Tuning Spark machine-learning workloads https://cdn.oreillystatic.com/en/assets/1/event/160/Tuning%20Spark%20machine-learning%20workloads%20Presentation.pdf
- Methodology v1: Brute-force through every possibly combination of options (executor-memory, executor-cores, GC-cores, etc.)
- Methodology v2: intelligently pick which options to use by iteratively profiling the job
- Capture metrics with default settings to find a base line
- Understand the cluster “floorplan” - memory, CPUs/cores/threads, network
- Start changing settings to optimize the easiest metric. Then keep those settings and change others to optimize other metrics
- Goal should be to make the workload compute-bound because once you are up against the compute limit, network and memory are probably well-utilized
- Specific learnings
-
- Num-executors should be based on # threads * # CPU per node
-
- Reserve some threads for garbage collection, they found 1:1 executor:GC worked well in shuffle-heavy workloads
-
- When using Tungsten sort, no need to make so many GC threads available as more work happens “off-heap” which relieves GC pressure
Big data processing with Hadoop and Spark, the Uber way https://cdn.oreillystatic.com/en/assets/1/event/160/Big%20data%20processing%20with%20Hadoop%20and%20Spark,%20the%20Uber%20way%20Presentation.pdf
- They have a tool which tells the user approximately how much money their query cost
- Transitioned from an EMR/S3 setup to using HDFS (not sure what Hadoop distro)
- Ingest data via streams only (using Streamific)
- Geospatial of great importance - added support to Presto and created UDF’s which can take advantage of geospatial indexes
- Employ strict schema management
- If data does not comply, it’s not allowed into the data lake
- Producers must inform the schema registry, and consumer read from it
- The centralized schema registry is versions and allows for schema evolution
- Need to make the process easy for producers or else they won’t participate
- Use Parquet for most data on HDFS
-
- Historical reasons and better handling of nested data
- Use Presto for interactive queries, but wrapped in an abstraction layer to allow choosing the correct YARN queue etc.
The Netflix data platform: Now and in the future https://drive.google.com/file/d/0B72kok3RkcZDLTl5aXpadkpNdEE/view?usp=sharing
- All etl-type jobs are submitted to Genie using the same REST call (job types include Spark, Presto, Pig, etc). Genie know what environment the job is running in.
- All metadata is searchable in a central repository
- One portal includes metadata, DDL, job dependencies, data, etc.
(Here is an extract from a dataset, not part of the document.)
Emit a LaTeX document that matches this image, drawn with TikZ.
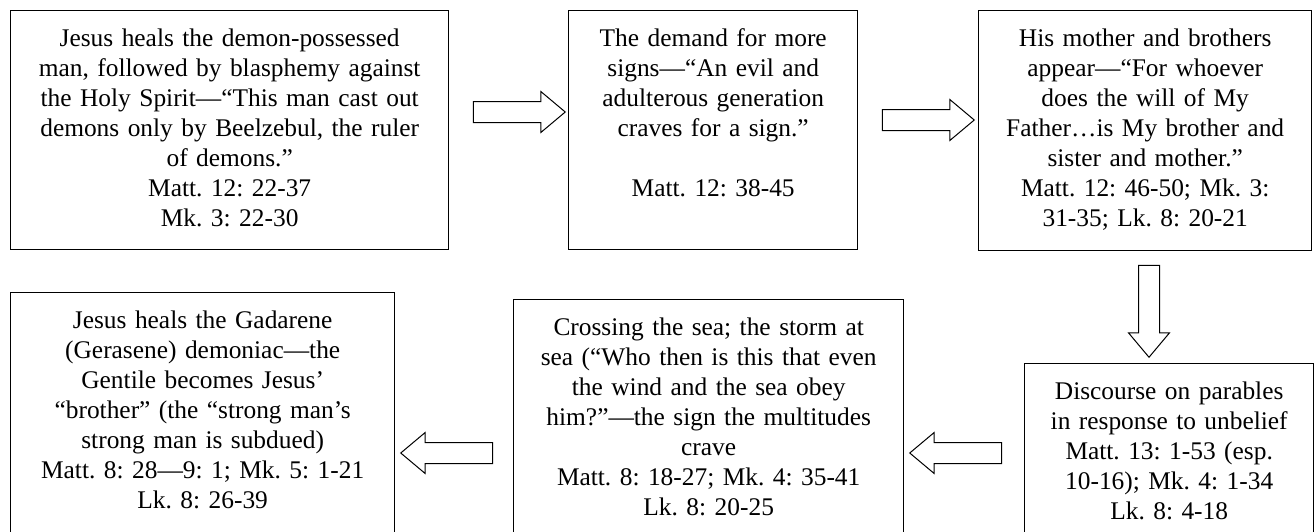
\documentclass[tikz,border=0pt]{standalone}
\usepackage{fontspec}
\setmainfont{Liberation Serif}
\usetikzlibrary{shapes.arrows, positioning}
\frenchspacing

\begin{document}
\begin{tikzpicture}[x=0.5pt, y=-0.5pt, panel/.style={draw, line width=0.7pt, anchor=north west, align=center, inner sep=0pt, text height=18pt, font=\fontsize{12.7}{15}\selectfont}, flow/.style={draw, line width=0.5pt, single arrow, single arrow head extend=5pt, single arrow tip angle=80, minimum height=46pt, inner xsep=0pt, inner ysep=5pt}]
    \useasboundingbox (0,0) rectangle (1314,531);
    \clip (0,0) rectangle (1314,531);

    \node[panel, text width=219pt, text depth=101.5pt] (b1) at (10,10) {Jesus heals the demon-possessed\\man, followed by blasphemy against\\the Holy Spirit—“This man cast out\\demons only by Beelzebul, the ruler\\of demons.”\\Matt. 12: 22-37\\Mk. 3: 22-30};
    \node[panel, text width=144.5pt, text depth=101.5pt] (b2) at (568,10) {The demand for more\\signs—“An evil and\\adulterous generation\\craves for a sign.”\\[15pt]Matt. 12: 38-45};
    \node[panel, text width=166.5pt, text depth=102pt] (b3) at (978,10) {His mother and brothers\\appear—“For whoever\\does the will of My\\Father…is My brother and\\sister and mother.”\\Matt. 12: 46-50; Mk. 3:\\31-35; Lk. 8: 20-21};
    \node[panel, text width=144.5pt, text depth=90.5pt] (b6) at (1024,363) {Discourse on parables\\in response to unbelief\\Matt. 13: 1-53 (esp.\\10-16); Mk. 4: 1-34\\Lk. 8: 4-18};
    \node[panel, text width=195pt, text depth=122.5pt] (b5) at (513,299) {Crossing the sea; the storm at\\sea (“Who then is this that even\\the wind and the sea obey\\him?”—the sign the multitudes\\crave\\Matt. 8: 18-27; Mk. 4: 35-41\\Lk. 8: 20-25};
    \node[panel, text width=192pt, text depth=126pt] (b4) at (10,292) {Jesus heals the Gadarene\\(Gerasene) demoniac—the\\Gentile becomes Jesus’\\“brother” (the “strong man’s\\strong man is subdued)\\Matt. 8: 28—9: 1; Mk. 5: 1-21\\Lk. 8: 26-39};

    \node[flow] (a12) at (513,112) {};
    \node[flow] (a23) at (922,120) {};
    \node[flow, rotate=-90] (a36) at (1149,305) {};
    \node[flow, rotate=180] (a65) at (962,453) {};
    \node[flow, rotate=180] (a54) at (453,453) {};
\end{tikzpicture}
\end{document}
- Support use of both Jupyter and Zeppelin
Caravel: An open source data exploration and visualization platform
- Data analysis platform based around visualization, easy to bring in existing JS viz
- Very similar to Re:dash in architecture but less mature as a query editor
- Good tool if you want to build very specific visualizations
Ask me anything with Cloudera engineers
- When using S3 as a data store, compress as much as possible to reduce network traffic
- Python vs.Scala for Spark:
-
- Strongly recommend Scala if it’s feasible, but there are certain situations when Python will be better (if you have Python-only engineers, or existing Python code being ported to run on Spark).
-
- PySpark is retaining the name “DataFrame” in 2.0 while Scala is moving to the more general “DataSet”.
- How to approach multi-tenancy in the cloud (one big cluster vs. many small)
-
- Think about who is sharing a resource. If developers are going to fight over prioritization multiple clusters makes it easier
-
- Not much experience sharing between Presto and YARN
- Notes on AWS
-
- Strongly recommended use of reserved instances
-
- Common configuration is to have a Core group made of on-demand/reserved, supplemented with a Task group of spot instances
Data modeling for microservices with Cassandra and Spark https://cdn.oreillystatic.com/en/assets/1/event/160/Data%20modeling%20for%20microservices%20with%20Cassandra%20and%20Spark%20Presentation.pptx
- Standardize the way different services represent similar data (e.g. addresses, geo, financial, time)
- Data model for a services has several physical representations (Java API, REST API, JSON, C*). Pick one as the primary (they chose JSON)
- When modeling for C*, create different representations for the most common ways of querying, but not for every possible way
-
- C* 3.0 is bringing materialized views which will help this a lot.